YOUR INSTRUCTIONS
Skip all pictures. Write out the data below from its first line through the line that contains "Serif, Times New".

▼

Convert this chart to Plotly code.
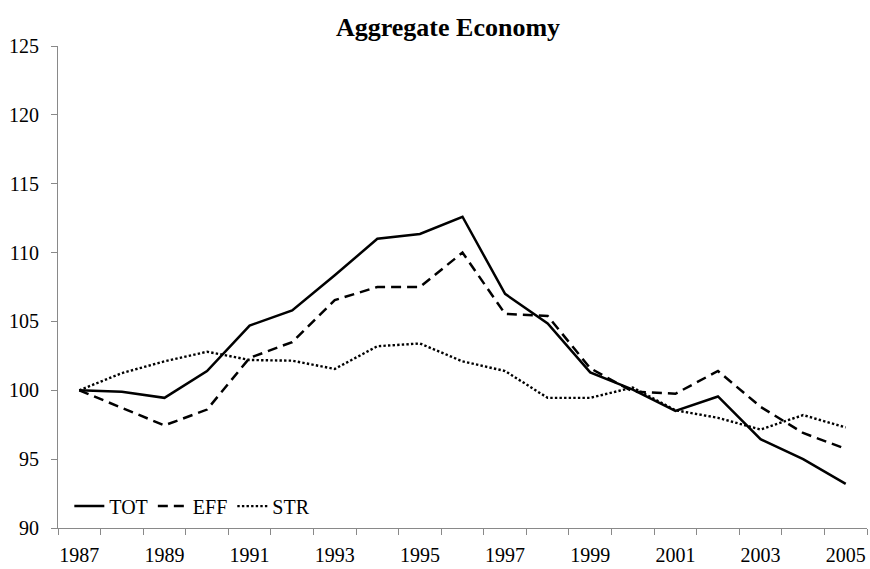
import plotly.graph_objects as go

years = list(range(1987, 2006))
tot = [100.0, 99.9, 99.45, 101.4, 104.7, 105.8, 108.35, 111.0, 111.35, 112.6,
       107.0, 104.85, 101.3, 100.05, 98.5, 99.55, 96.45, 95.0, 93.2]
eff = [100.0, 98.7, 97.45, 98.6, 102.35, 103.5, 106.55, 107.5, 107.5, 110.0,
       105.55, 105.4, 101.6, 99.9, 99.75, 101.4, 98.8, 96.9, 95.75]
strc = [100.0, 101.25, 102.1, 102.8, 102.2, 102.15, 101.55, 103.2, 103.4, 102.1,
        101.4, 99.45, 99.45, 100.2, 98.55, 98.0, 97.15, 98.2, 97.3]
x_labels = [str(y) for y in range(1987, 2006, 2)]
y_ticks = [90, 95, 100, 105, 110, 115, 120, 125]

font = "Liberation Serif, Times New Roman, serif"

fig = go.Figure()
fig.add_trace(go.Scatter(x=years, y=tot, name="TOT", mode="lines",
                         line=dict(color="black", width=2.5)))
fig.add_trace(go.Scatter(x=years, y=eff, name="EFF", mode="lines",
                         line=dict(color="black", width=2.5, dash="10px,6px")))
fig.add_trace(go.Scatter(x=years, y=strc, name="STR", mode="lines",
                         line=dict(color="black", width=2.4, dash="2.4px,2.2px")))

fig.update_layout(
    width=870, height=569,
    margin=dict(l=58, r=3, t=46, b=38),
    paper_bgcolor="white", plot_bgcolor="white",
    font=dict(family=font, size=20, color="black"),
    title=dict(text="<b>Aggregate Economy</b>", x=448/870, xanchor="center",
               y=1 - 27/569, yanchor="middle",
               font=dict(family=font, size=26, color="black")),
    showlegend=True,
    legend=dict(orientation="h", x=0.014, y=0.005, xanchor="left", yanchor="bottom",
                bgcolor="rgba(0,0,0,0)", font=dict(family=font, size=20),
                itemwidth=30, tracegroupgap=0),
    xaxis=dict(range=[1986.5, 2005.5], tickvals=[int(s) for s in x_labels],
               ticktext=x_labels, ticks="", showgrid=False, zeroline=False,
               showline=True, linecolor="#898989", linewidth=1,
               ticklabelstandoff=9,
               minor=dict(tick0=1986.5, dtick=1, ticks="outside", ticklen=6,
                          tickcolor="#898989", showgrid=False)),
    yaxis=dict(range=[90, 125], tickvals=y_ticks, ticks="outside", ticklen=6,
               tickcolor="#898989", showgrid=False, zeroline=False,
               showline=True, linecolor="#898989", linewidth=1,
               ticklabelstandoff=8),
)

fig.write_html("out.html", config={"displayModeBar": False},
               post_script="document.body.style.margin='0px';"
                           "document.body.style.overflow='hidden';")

▲

WORKED SOLUTION
Convert this chart to Plotly code.
import plotly.graph_objects as go

years = list(range(1987, 2006))
tot = [100.0, 99.9, 99.45, 101.4, 104.7, 105.8, 108.35, 111.0, 111.35, 112.6,
       107.0, 104.85, 101.3, 100.05, 98.5, 99.55, 96.45, 95.0, 93.2]
eff = [100.0, 98.7, 97.45, 98.6, 102.35, 103.5, 106.55, 107.5, 107.5, 110.0,
       105.55, 105.4, 101.6, 99.9, 99.75, 101.4, 98.8, 96.9, 95.75]
strc = [100.0, 101.25, 102.1, 102.8, 102.2, 102.15, 101.55, 103.2, 103.4, 102.1,
        101.4, 99.45, 99.45, 100.2, 98.55, 98.0, 97.15, 98.2, 97.3]
x_labels = [str(y) for y in range(1987, 2006, 2)]
y_ticks = [90, 95, 100, 105, 110, 115, 120, 125]

font = "Liberation Serif, Times New Roman, serif"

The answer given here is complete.